The National Comics/Fawcett Comics rivalry was parodied in "Superduperman", a satirical comic book story by Harvey Kurtzman and Wally Wood in the fourth issue of Mad (April/May 1953). Superduperman, endowed with muscles on muscles, does battle with Captain Marbles, a Captain Marvel caricature. Marbles' magic word is "SHAZOOM", which stands for Strength, Health, Aptitude, Zeal, Ox (power of), Ox (power of another), and Money. In contrast to Captain Marvel's perceived innocence and goodness, Marbles is greedy and money-grubbing, and a master criminal. Superduperman defeats Marbles by tricking him into hitting himself.

While publishing its Shazam! revival in the 1970s, DC Comics published a story in Superman #276 (June 1974) featuring a battle between the Man of Steel and a thinly disguised version of Captain Marvel called Captain Thunder, a reference to the character's original name. He apparently battles against a Monster League, who cast a spell to make him evil, but Superman helps him break free. Two years later, Justice League of America #135–137 presented a story arc which featured the heroes of Earth-1, Earth-2, and Earth-S teaming together against their enemies. It is in this story that Superman and Captain Marvel first meet, albeit briefly. King Kull has caused Superman to go mad using red kryptonite, compelling Marvel to battle him at first and subsequently restore Superman's mind with the help of lightning.

In Shazam! #30 (1977), Dr. Sivana creates several steel creatures to destroy Pittsburgh's steel mills, after getting the idea from reading an issue of Action Comics. He finally creates a Superman robot made of a super-steel to destroy Captain Marvel. They both hit each other at the same moment, and the robot is destroyed.

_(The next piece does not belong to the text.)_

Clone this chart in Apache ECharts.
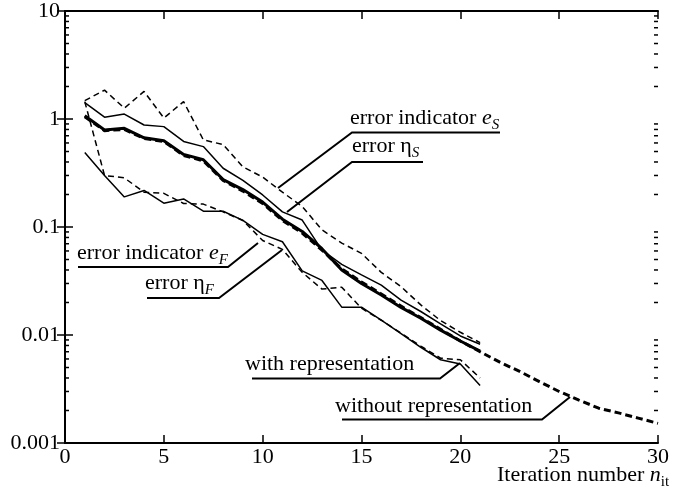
<!DOCTYPE html>
<html>
<head>
<meta charset="utf-8">
<script src="https://cdn.jsdelivr.net/npm/echarts@6/dist/echarts.min.js"></script>
<style>
  html, body { margin: 0; padding: 0; background: #fff; }
  #main { width: 674px; height: 495px; }
</style>
</head>
<body>
<div id="main"></div>
<script>
// iteration numbers
var iters = [1, 2, 3, 4, 5, 6, 7, 8, 9, 10, 11, 12, 13, 14, 15, 16, 17, 18, 19, 20, 21];
var itersLong = [1, 2, 3, 4, 5, 6, 7, 8, 9, 10, 11, 12, 13, 14, 15, 16, 17, 18, 19, 20, 21, 22, 23, 24, 25, 26, 27, 28, 29, 30];

// with representation (thin lines)
var errIndS = [1.48, 1.85, 1.26, 1.80, 1.02, 1.45, 0.64, 0.58, 0.36, 0.29, 0.21, 0.155, 0.094, 0.071, 0.057, 0.038, 0.028, 0.019, 0.0136, 0.0106, 0.0085];
var errEtaS = [1.42, 1.04, 1.11, 0.88, 0.85, 0.62, 0.555, 0.35, 0.27, 0.198, 0.138, 0.116, 0.061, 0.045, 0.036, 0.029, 0.021, 0.0165, 0.0127, 0.0098, 0.0082];
var errIndF = [1.45, 0.30, 0.285, 0.21, 0.205, 0.165, 0.163, 0.138, 0.115, 0.075, 0.062, 0.038, 0.0266, 0.0277, 0.0177, 0.0137, 0.0104, 0.0079, 0.0061, 0.0059, 0.0040];
var errEtaF = [0.49, 0.30, 0.19, 0.218, 0.166, 0.182, 0.140, 0.140, 0.115, 0.0855, 0.073, 0.0393, 0.032, 0.0181, 0.0181, 0.0137, 0.0103, 0.0077, 0.0059, 0.0054, 0.0034];

// without representation (thick lines)
var etaNoRep = [1.07, 0.79, 0.82, 0.67, 0.63, 0.47, 0.42, 0.275, 0.222, 0.17, 0.118, 0.091, 0.063, 0.040, 0.030, 0.0235, 0.018, 0.0143, 0.0111, 0.0088, 0.0071];
var indNoRep = [1.05, 0.78, 0.80, 0.66, 0.62, 0.46, 0.41, 0.27, 0.215, 0.165, 0.115, 0.088, 0.061, 0.041, 0.031, 0.024, 0.0185, 0.0145, 0.0113, 0.0088, 0.0070, 0.0056, 0.0046, 0.0037, 0.0030, 0.0025, 0.0021, 0.0019, 0.0017, 0.00152];

var yTicks = [0.001, 0.01, 0.1, 1, 10];

var FONT = 'Liberation Serif';
var chart = echarts.init(document.getElementById('main'));

function pairs(xs, ys) {
  return xs.map(function (x, i) { return [x, ys[i]]; });
}

function lineSeries(data, width, dashed, z) {
  return {
    type: 'line',
    data: data,
    symbol: 'none',
    z: z,
    lineStyle: { color: '#000', width: width, type: dashed ? (width > 2 ? [7, 4] : [6, 4]) : 'solid' }
  };
}

var axisBase = {
  axisLine: { show: true, lineStyle: { color: '#000', width: 2 } },
  axisTick: { show: true, inside: true, length: 8, lineStyle: { color: '#000', width: 1.5 } },
  splitLine: { show: false }
};

chart.setOption({
  animation: false,
  backgroundColor: '#fff',
  grid: { left: 65, right: 16, top: 10, bottom: 52 },
  xAxis: [
    Object.assign({}, axisBase, {
      type: 'value', min: 0, max: 30, interval: 5, position: 'bottom',
      axisLabel: { color: '#000', fontFamily: FONT, fontSize: 22, margin: 3, showMinLabel: true, showMaxLabel: true }
    }),
    Object.assign({}, axisBase, {
      type: 'value', min: 0, max: 30, interval: 5, position: 'top',
      axisLabel: { show: false }
    })
  ],
  yAxis: [
    Object.assign({}, axisBase, {
      type: 'log', logBase: 10, min: 0.001, max: 10, position: 'left',
      axisLabel: {
        color: '#000', fontFamily: FONT, fontSize: 22, margin: 5,
        formatter: function (v) {
          var best = yTicks.reduce(function (a, b) { return Math.abs(Math.log10(b / v)) < Math.abs(Math.log10(a / v)) ? b : a; });
          return String(best);
        }
      }
    }),
    Object.assign({}, axisBase, {
      type: 'log', logBase: 10, min: 0.001, max: 10, position: 'right',
      axisLabel: { show: false }
    })
  ],
  series: [
    lineSeries(pairs(iters, errIndS), 1.5, true, 2),
    lineSeries(pairs(iters, errEtaS), 1.5, false, 2),
    lineSeries(pairs(iters, errIndF), 1.5, true, 2),
    lineSeries(pairs(iters, errEtaF), 1.5, false, 2),
    lineSeries(pairs(iters, etaNoRep), 3, false, 3),
    lineSeries(pairs(itersLong, indNoRep), 3, true, 3)
  ]
});

// text measuring for the annotation pieces
var ctx = document.createElement('canvas').getContext('2d');
function measure(text, font) { ctx.font = font; return ctx.measureText(text).width; }

var STYLES = {
  n: { size: 22, italic: false, dy: 0 },
  i: { size: 22, italic: true, dy: 0 },
  s: { size: 15, italic: true, dy: 5 },
  r: { size: 15, italic: false, dy: 5 }
};

function richLabel(parts, x, baseline) {
  var out = [];
  var cx = x;
  parts.forEach(function (p) {
    var st = STYLES[p[1]];
    var font = (st.italic ? 'italic ' : '') + st.size + 'px "' + FONT + '"';
    out.push({
      type: 'text', z: 10,
      style: {
        text: p[0], x: cx, y: baseline + st.dy - st.size * 0.3,
        font: font, fill: '#000', align: 'left', verticalAlign: 'middle'
      }
    });
    cx += measure(p[0], font);
  });
  return out;
}

function leader(points, w) {
  return {
    type: 'polyline', z: 10,
    shape: { points: points },
    style: { stroke: '#000', lineWidth: w || 2, fill: null }
  };
}

var graphics = [];
// annotations
graphics = graphics.concat(richLabel([['error indicator ', 'n'], ['e', 'i'], ['S', 's']], 350, 125));
graphics.push(leader([[500, 132.5], [352, 132.5], [278, 188]]));
graphics = graphics.concat(richLabel([['error \u03b7', 'n'], ['S', 's']], 352, 153));
graphics.push(leader([[423, 162], [352, 162], [287, 212]]));
graphics = graphics.concat(richLabel([['error indicator ', 'n'], ['e', 'i'], ['F', 's']], 77, 260));
graphics.push(leader([[78, 267], [228, 267], [258, 243]]));
graphics = graphics.concat(richLabel([['error \u03b7', 'n'], ['F', 's']], 145, 290));
graphics.push(leader([[147, 298], [219, 298], [282, 250]]));
graphics = graphics.concat(richLabel([['with representation', 'n']], 245, 371));
graphics.push(leader([[252, 378.5], [440, 378.5], [460, 363]]));
graphics = graphics.concat(richLabel([['without representation', 'n']], 335, 413));
graphics.push(leader([[342, 419.5], [542, 419.5], [570, 397]]));
// axis title
graphics = graphics.concat(richLabel([['Iteration number ', 'n'], ['n', 'i'], ['it', 'r']], 497, 482));

// log minor ticks on left and right frame
var xL = chart.convertToPixel({ xAxisIndex: 0 }, 0);
var xR = chart.convertToPixel({ xAxisIndex: 0 }, 30);
for (var d = -3; d < 1; d++) {
  for (var k = 2; k <= 9; k++) {
    var y = chart.convertToPixel({ yAxisIndex: 0 }, k * Math.pow(10, d));
    graphics.push({ type: 'line', z: 5, shape: { x1: xL, y1: y, x2: xL + 4, y2: y }, style: { stroke: '#000', lineWidth: 1.5 } });
    graphics.push({ type: 'line', z: 5, shape: { x1: xR, y1: y, x2: xR - 4, y2: y }, style: { stroke: '#000', lineWidth: 1.5 } });
  }
}

chart.setOption({ graphic: { elements: graphics } });
</script>
</body>
</html>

Notable later Superman/Captain Marvel battles in DC Comics include All-New Collectors' Edition #C-58 (1978), All-Star Squadron #36–37 (1984), and Superman vol. 2, #102 (1995). The Superman/Captain Marvel battle depicted in Kingdom Come #4 (1996) serves as the climax of that miniseries, with Marvel having been brainwashed by Lex Luthor and Mister Mind to turn against the other heroes. The "Clash" episode of Justice League Unlimited, which includes Captain Marvel as a guest character, features a Superman/Captain Marvel fight as its centerpiece, Lex Luthor manipulating events so that Captain Marvel will perceive Superman as being prejudiced against Luthor's criminal past and attacking him without provokation or evidence that Luthor has actually done anything wrong. By contrast, the depiction of the pair's first meeting in the Superman/Shazam!: First Thunder miniseries establishes them as firm friends and allies to the point of Superman volunteering to be Billy's mentor when he learns the boy's true age.

===In popular culture===
The television character Gomer Pyle is known for uttering the catchphrase "Shazam!" on The Andy Griffith Show and Gomer Pyle, U.S.M.C..

Al McCoy, longtime radio and TV voice of the NBA's Phoenix Suns, would shout "Shazam!" every time the Suns made a three-point shot.

In Spider-Man (2002), Peter Parker yells "Shazam!" while trying to get his powers working.

In Dear Becky (2020), the Boys are depicted as kidnapping their universe's version of Billy Batson/Shazam and cutting out his tongue to prevent him from ever using his powers again.

===Accolades===
- Shazam was included in CBR's "Top 50 DC Characters".